• _Work to be completed_
No pictures belong in the copy; return exactly the lines from the one with "Output the Python" through the one with "from matplotlib.ticker import FuncFormatter", both ends included, and nothing else.

• _Records_
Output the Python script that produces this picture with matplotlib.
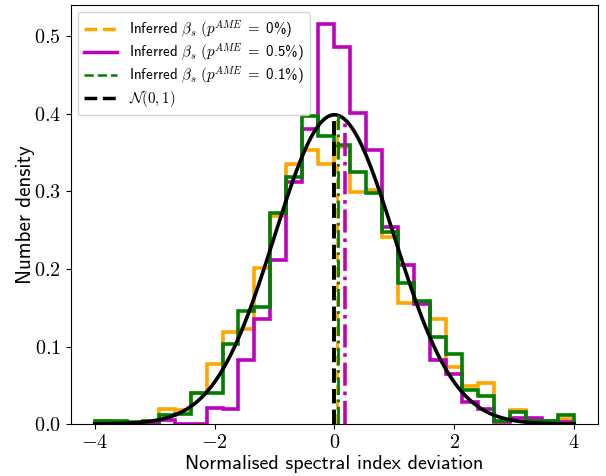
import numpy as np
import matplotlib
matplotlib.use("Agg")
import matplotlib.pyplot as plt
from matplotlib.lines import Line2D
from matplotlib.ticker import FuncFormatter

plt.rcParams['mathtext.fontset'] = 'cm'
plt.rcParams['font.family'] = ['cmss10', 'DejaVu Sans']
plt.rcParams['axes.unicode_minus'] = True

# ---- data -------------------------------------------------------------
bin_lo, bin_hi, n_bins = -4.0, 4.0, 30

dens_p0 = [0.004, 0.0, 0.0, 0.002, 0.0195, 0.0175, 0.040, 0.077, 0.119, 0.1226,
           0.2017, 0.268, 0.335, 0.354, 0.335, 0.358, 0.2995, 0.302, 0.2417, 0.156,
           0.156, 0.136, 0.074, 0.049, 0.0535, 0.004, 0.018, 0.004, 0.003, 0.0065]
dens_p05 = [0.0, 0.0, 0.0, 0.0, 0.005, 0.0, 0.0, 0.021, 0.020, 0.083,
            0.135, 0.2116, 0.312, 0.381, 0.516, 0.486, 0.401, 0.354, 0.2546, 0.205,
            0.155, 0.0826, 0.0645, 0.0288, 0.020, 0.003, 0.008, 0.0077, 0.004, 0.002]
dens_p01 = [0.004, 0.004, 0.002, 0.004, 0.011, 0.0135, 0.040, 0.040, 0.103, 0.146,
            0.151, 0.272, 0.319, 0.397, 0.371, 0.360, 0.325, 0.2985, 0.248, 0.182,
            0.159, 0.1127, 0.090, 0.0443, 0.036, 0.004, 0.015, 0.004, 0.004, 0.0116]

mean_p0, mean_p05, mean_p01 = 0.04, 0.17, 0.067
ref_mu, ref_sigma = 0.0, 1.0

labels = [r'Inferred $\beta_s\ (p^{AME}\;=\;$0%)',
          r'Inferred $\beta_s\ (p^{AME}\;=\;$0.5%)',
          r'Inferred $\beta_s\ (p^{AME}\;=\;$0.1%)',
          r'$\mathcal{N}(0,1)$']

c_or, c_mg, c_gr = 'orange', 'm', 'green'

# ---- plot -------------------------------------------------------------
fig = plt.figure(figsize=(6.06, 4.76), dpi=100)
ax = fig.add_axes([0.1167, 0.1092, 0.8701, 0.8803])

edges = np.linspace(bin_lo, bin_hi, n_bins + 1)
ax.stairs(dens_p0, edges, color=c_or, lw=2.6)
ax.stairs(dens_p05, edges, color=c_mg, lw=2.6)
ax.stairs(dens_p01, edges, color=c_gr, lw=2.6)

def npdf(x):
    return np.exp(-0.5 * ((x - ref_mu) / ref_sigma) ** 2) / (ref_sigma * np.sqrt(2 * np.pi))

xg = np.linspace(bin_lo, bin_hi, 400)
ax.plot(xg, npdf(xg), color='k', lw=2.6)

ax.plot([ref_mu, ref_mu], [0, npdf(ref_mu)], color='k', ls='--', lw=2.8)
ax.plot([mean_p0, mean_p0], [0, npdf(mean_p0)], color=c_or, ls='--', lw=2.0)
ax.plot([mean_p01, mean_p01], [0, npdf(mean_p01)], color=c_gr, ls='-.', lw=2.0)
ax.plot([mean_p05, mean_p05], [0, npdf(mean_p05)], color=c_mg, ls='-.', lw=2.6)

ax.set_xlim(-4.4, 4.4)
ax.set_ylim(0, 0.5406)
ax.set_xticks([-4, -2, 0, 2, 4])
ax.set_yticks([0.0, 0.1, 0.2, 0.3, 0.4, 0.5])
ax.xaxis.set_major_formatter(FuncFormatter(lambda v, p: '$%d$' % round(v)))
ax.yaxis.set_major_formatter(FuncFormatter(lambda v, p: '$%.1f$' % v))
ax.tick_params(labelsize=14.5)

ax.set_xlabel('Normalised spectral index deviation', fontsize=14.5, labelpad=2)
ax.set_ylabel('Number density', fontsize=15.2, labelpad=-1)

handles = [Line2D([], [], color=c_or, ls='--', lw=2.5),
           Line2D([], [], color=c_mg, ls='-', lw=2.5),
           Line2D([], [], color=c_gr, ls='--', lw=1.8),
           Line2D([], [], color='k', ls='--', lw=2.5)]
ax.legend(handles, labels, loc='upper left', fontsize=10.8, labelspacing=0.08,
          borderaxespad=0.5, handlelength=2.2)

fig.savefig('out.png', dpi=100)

* * *

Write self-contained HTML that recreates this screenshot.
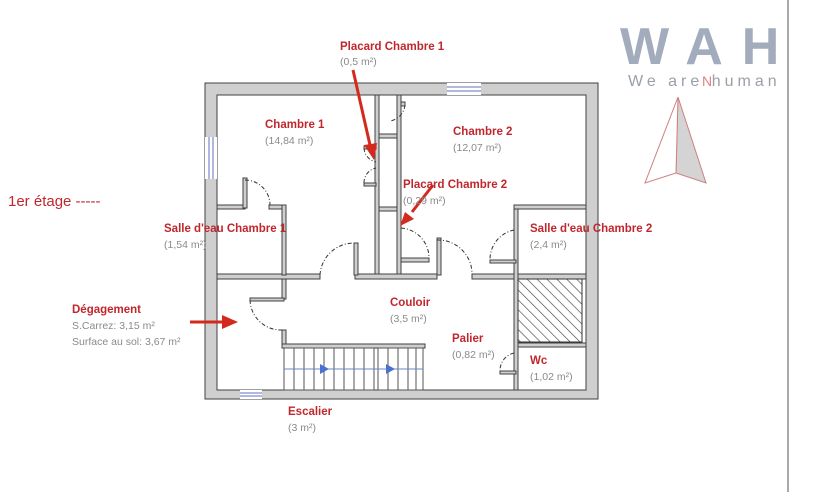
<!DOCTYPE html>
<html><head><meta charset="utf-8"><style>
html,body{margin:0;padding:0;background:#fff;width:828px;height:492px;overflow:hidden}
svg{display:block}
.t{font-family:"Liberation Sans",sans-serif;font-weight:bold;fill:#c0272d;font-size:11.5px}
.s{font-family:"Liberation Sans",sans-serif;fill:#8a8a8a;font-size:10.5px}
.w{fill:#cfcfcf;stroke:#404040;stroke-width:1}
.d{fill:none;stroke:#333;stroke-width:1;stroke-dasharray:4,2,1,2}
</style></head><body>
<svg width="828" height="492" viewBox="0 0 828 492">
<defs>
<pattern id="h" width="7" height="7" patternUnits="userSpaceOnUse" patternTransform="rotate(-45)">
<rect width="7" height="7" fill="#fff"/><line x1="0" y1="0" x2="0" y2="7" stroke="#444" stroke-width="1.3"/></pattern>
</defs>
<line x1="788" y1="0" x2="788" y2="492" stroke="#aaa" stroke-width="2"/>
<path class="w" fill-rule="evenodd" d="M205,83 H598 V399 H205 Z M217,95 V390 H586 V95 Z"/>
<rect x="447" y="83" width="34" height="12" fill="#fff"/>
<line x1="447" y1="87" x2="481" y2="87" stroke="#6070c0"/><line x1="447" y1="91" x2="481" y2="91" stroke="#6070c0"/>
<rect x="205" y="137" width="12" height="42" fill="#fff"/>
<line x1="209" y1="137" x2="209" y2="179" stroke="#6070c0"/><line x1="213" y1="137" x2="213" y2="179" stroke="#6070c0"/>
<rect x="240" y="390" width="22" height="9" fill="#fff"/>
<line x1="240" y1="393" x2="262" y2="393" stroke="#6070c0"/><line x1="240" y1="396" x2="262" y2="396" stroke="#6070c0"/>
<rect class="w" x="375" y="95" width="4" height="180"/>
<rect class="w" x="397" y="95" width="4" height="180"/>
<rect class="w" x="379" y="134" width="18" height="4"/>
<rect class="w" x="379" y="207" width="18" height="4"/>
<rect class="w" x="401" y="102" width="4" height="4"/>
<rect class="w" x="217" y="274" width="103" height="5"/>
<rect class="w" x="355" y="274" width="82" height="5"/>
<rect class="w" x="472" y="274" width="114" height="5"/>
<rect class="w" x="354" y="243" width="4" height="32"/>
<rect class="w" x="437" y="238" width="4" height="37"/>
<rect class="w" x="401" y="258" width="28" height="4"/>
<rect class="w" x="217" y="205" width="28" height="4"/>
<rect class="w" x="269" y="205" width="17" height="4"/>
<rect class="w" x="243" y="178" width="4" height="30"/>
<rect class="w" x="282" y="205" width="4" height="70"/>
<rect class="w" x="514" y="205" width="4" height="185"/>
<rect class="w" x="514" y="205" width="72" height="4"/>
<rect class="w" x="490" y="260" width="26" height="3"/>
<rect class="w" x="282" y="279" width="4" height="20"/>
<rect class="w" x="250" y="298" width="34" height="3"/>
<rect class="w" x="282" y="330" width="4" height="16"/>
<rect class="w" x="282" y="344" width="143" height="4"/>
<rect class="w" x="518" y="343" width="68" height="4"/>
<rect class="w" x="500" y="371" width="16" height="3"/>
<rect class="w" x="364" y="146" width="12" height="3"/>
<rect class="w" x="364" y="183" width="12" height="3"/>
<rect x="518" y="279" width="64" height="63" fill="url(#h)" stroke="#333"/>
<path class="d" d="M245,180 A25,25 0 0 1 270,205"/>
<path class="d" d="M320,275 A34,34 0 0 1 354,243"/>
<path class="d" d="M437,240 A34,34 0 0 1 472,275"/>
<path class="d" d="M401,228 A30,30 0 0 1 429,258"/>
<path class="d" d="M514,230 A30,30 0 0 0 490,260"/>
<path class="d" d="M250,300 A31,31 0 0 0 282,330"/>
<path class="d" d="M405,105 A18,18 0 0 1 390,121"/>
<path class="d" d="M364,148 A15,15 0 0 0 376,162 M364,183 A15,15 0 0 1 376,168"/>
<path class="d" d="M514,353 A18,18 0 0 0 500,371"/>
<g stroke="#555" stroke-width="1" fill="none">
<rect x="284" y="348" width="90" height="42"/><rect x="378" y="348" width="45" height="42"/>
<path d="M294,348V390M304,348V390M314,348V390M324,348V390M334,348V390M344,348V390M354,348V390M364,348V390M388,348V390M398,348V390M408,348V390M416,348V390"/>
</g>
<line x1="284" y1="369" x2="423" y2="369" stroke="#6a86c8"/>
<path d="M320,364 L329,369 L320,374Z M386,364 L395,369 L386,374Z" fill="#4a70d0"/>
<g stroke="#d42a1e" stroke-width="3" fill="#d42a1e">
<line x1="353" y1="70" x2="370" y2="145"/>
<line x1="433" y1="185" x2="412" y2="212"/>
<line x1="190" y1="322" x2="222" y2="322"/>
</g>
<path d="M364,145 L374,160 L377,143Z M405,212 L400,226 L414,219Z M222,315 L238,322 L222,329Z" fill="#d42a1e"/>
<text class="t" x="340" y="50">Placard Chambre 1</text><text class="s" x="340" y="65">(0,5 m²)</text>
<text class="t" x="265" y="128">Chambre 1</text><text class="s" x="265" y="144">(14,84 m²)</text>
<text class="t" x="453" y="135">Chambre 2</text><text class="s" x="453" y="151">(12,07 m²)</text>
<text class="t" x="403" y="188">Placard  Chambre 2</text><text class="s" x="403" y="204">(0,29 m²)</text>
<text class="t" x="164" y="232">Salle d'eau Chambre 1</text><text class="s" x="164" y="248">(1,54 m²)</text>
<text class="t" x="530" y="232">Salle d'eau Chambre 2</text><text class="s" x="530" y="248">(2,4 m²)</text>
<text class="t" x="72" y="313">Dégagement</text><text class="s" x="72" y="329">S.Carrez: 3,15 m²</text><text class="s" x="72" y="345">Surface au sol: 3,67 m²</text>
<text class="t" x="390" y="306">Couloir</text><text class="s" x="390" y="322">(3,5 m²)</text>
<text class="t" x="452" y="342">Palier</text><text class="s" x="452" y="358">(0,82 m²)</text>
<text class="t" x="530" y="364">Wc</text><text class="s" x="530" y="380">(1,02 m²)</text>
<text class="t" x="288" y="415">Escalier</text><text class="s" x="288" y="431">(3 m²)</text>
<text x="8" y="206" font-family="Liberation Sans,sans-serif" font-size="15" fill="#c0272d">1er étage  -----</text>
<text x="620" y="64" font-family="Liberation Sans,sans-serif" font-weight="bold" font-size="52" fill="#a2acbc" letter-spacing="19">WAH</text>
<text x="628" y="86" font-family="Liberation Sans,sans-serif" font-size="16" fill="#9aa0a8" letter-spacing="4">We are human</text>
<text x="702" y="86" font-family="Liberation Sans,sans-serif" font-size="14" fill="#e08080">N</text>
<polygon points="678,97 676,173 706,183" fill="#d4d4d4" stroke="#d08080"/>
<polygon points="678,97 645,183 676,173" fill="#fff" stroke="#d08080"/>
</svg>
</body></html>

• _Task result_
Output the Python script that produces this picture with matplotlib.
import numpy as np
import matplotlib
matplotlib.use("Agg")
import matplotlib.pyplot as plt
from matplotlib.lines import Line2D
from matplotlib.ticker import FuncFormatter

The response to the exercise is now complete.